Editor's Bio
Curt Sigmund

Dr. Sigmund received his undergraduate education at the State University of New York in Buffalo, NY, and his PhD in Molecular and Cellular Biology from the same institution. He was originally trained as a classical bacterial geneticist but recognized how new tools designed to manipulate the mammalian genome would provide a mechanism to link genetics and physiology.  He sought postdoctoral training in this area under the mentorship of Kenneth W. Gross at Roswell Park Cancer Institute and helped establish a collaboration between Dr. Gross and Dr. Victor J. Dzau to physiologically examine some of the first mice with genetic alterations in the renin-angiotensin system.  In order to capitalize on the power of genetics and physiology, he accepted a faculty position in the Cardiovascular Research Center at the University of Iowa in 1991 where he established a collaboration with Dr. Jean Robillard, now Dean of the College of Medicine, to measure arterial pressure in genetically altered mice.  Dr. Sigmund is currently a Professor of Internal Medicine and Molecular Physiology and Biophysics in the Roy J. and Lucille A. Carver College of Medicine at the University of Iowa in Iowa City, IA, where he directs the Transgenic Animal Facility and the Center on the Functional Genomics of Hypertension

Sigmund’s research initially focused on the molecular biology and genetics of the renin-angiotensin system and its role in hypertension, and more recently has been expanded to include the  regulation of vascular function by the ligand activated transcription factors such as PPARγ.  His expertise is on the development of unique mouse models from which to study these systems in vivo.  He has published over 150 papers including, in 1999, the first research paper published in the APS Journal Physiological Genomics. This paper entitled “Novel mechanism of hypertension revealed by cell-specific targeting of human angiotensinogen in transgenic mice” provided the first genetic evidence that abnormalities in renal angiotensin-II levels can cause hypertension even when circulating levels of angiotensin-II are normal.
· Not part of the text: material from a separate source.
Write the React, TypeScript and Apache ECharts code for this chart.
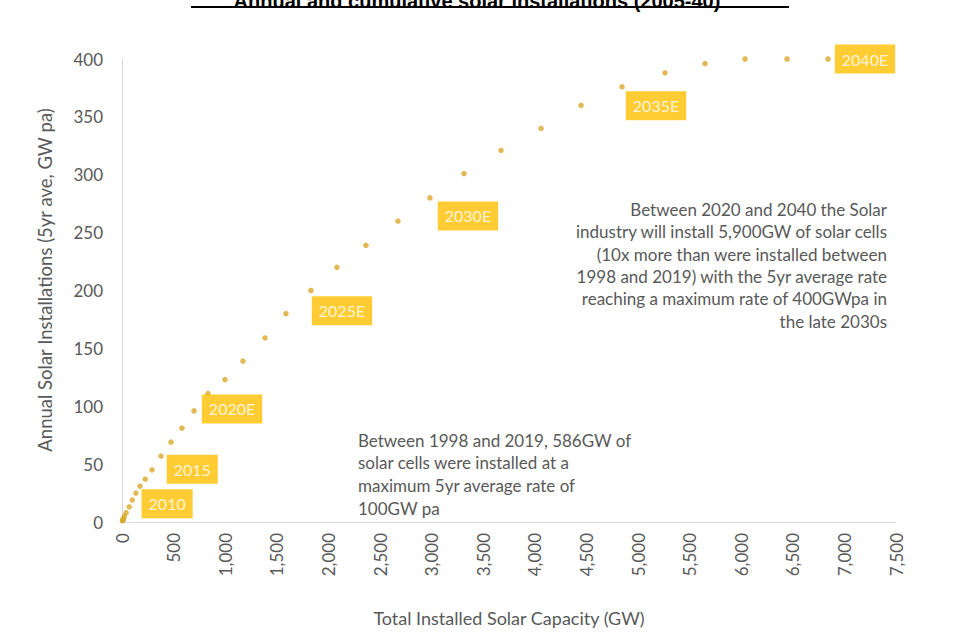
import React, { useEffect, useRef } from "react";
import * as echarts from "echarts";

// ---- data ----
const years = [
  2005, 2006, 2007, 2008, 2009, 2010, 2011, 2012, 2013, 2014, 2015, 2016,
  2017, 2018, 2019, 2020, 2021, 2022, 2023, 2024, 2025, 2026, 2027, 2028,
  2029, 2030, 2031, 2032, 2033, 2034, 2035, 2036, 2037, 2038, 2039, 2040,
];
// Total installed solar capacity (GW)
const capacityGW = [
  5, 7, 9, 15, 23, 40, 70, 100, 135, 175, 225, 291, 378, 475, 581, 698, 833,
  998, 1172, 1386, 1589, 1831, 2083, 2364, 2674, 2984, 3314, 3672, 4060, 4448,
  4845, 5262, 5649, 6037, 6444, 6841,
];
// Annual solar installations (5yr ave, GW pa)
const annualGWpa = [
  1, 1.5, 2, 3, 5, 8, 13, 19, 25, 31, 37, 45, 57, 69, 81, 96, 111, 123, 139,
  159, 180, 200, 220, 239, 260, 280, 301, 321, 340, 360, 376, 388, 396, 400,
  400, 400,
];
const calloutYears = [2010, 2015, 2020, 2025, 2030, 2035, 2040];
const calloutTexts = ["2010", "2015", "2020E", "2025E", "2030E", "2035E", "2040E"];

const titleText = "Annual and cumulative solar installations (2005-40)";
const xAxisTitle = "Total Installed Solar Capacity (GW)";
const yAxisTitle = "Annual Solar Installations (5yr ave, GW pa)";
const noteFuture = [
  "Between 2020 and 2040 the Solar",
  "industry will install 5,900GW of solar cells",
  "(10x more than were installed between",
  "1998 and 2019) with the 5yr average rate",
  "reaching a maximum rate of 400GWpa in",
  "the late 2030s",
];
const notePast = [
  "Between 1998 and 2019, 586GW of",
  "solar cells were installed at a",
  "maximum 5yr average rate of",
  "100GW pa",
];

// ---- styling ----
const GOLD = "#FFC000";
const DOT = "#D9A82A";
const GREY = "#595959";
const FONT = "Lato, 'Open Sans', sans-serif";
const calloutOffsets: Record<number, [number, number]> = {
  2010: [41, -9],
  2015: [47, -10],
  2020: [38, -2],
  2025: [56, -3],
  2030: [38, 18],
  2035: [34, 19],
  2040: [37, 0],
};

export default function App() {
  const ref = useRef<HTMLDivElement>(null);

  useEffect(() => {
    if (!ref.current) return;
    const chart = echarts.init(ref.current, undefined, { renderer: "svg" });

    const data = years.map((yr, i) => {
      const k = calloutYears.indexOf(yr);
      const item: any = { value: [capacityGW[i], annualGWpa[i]] };
      if (k >= 0) {
        item.label = {
          show: true,
          formatter: calloutTexts[k],
          position: "inside",
          offset: calloutOffsets[yr],
          align: "center",
          verticalAlign: "middle",
          color: "#FFFFFF",
          backgroundColor: GOLD,
          fontFamily: FONT,
          fontSize: 16,
          lineHeight: 17,
          padding: [6, 7],
        };
      }
      return item;
    });

    chart.setOption({
      animation: false,
      backgroundColor: "#FFFFFF",
      grid: { left: 122, width: 774, top: 59, height: 475.6, containLabel: false },
      xAxis: {
        type: "value",
        min: 0,
        max: 7500,
        interval: 500,
        name: xAxisTitle,
        nameLocation: "middle",
        nameGap: 87,
        nameTextStyle: { color: GREY, fontSize: 18, fontFamily: FONT },
        axisLine: { show: true, lineStyle: { color: "#D9D9D9", width: 1 } },
        axisTick: { show: false },
        splitLine: { show: false },
        axisLabel: {
          rotate: 90,
          margin: 11,
          color: GREY,
          fontSize: 17,
          fontFamily: FONT,
          formatter: (v: number) => v.toLocaleString("en-US"),
        },
      },
      yAxis: {
        type: "value",
        min: 0,
        max: 400,
        interval: 50,
        axisLine: { show: true, lineStyle: { color: "#D9D9D9", width: 1 } },
        axisTick: { show: false },
        splitLine: { show: false },
        axisLabel: { margin: 19, color: GREY, fontSize: 17, fontFamily: FONT },
      },
      series: [
        {
          type: "scatter",
          symbol: "circle",
          symbolSize: 5.5,
          itemStyle: { color: DOT },
          data,
          z: 3,
        },
      ],
      graphic: [
        {
          type: "text",
          left: "center",
          top: -9,
          style: {
            text: titleText,
            fill: "#000000",
            font: "bold 20px 'Liberation Sans', Arial, sans-serif",
          },
        },
        {
          type: "line",
          shape: { x1: 191, y1: 7, x2: 789, y2: 7 },
          style: { stroke: "#000000", lineWidth: 2 },
        },
        {
          type: "text",
          x: 45,
          y: 280,
          rotation: Math.PI / 2,
          style: {
            text: yAxisTitle,
            fill: GREY,
            fontFamily: FONT,
            fontSize: 18.5,
            align: "center",
            verticalAlign: "middle",
          },
        },
        {
          type: "text",
          x: 887,
          y: 198,
          style: {
            text: noteFuture.join("\n"),
            fill: GREY,
            fontFamily: FONT,
            fontSize: 17,
            lineHeight: 22.4,
            align: "right",
          },
        },
        {
          type: "text",
          x: 358,
          y: 429,
          style: {
            text: notePast.join("\n"),
            fill: GREY,
            fontFamily: FONT,
            fontSize: 17,
            lineHeight: 22.6,
            align: "left",
          },
        },
      ],
    });

    return () => chart.dispose();
  }, []);

  return (
    <div
      ref={ref}
      style={{ position: "absolute", left: 0, top: 0, width: 954, height: 632 }}
    />
  );
}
Dr. Sigmund has been recognized with research awards from the American Federation for Medical Research, American Society of Hypertension, and in 2000 received the Henry Pickering Bowditch Award of the American Physiological Society. Dr. Sigmund will be completing a 6-year term as Chair of the Joint Program Committee in 2007 and was previously an Associate Editor of AJP - Endocrinology and Metabolism, Physiological Genomics, and Hypertension, a journal of the American Heart Association.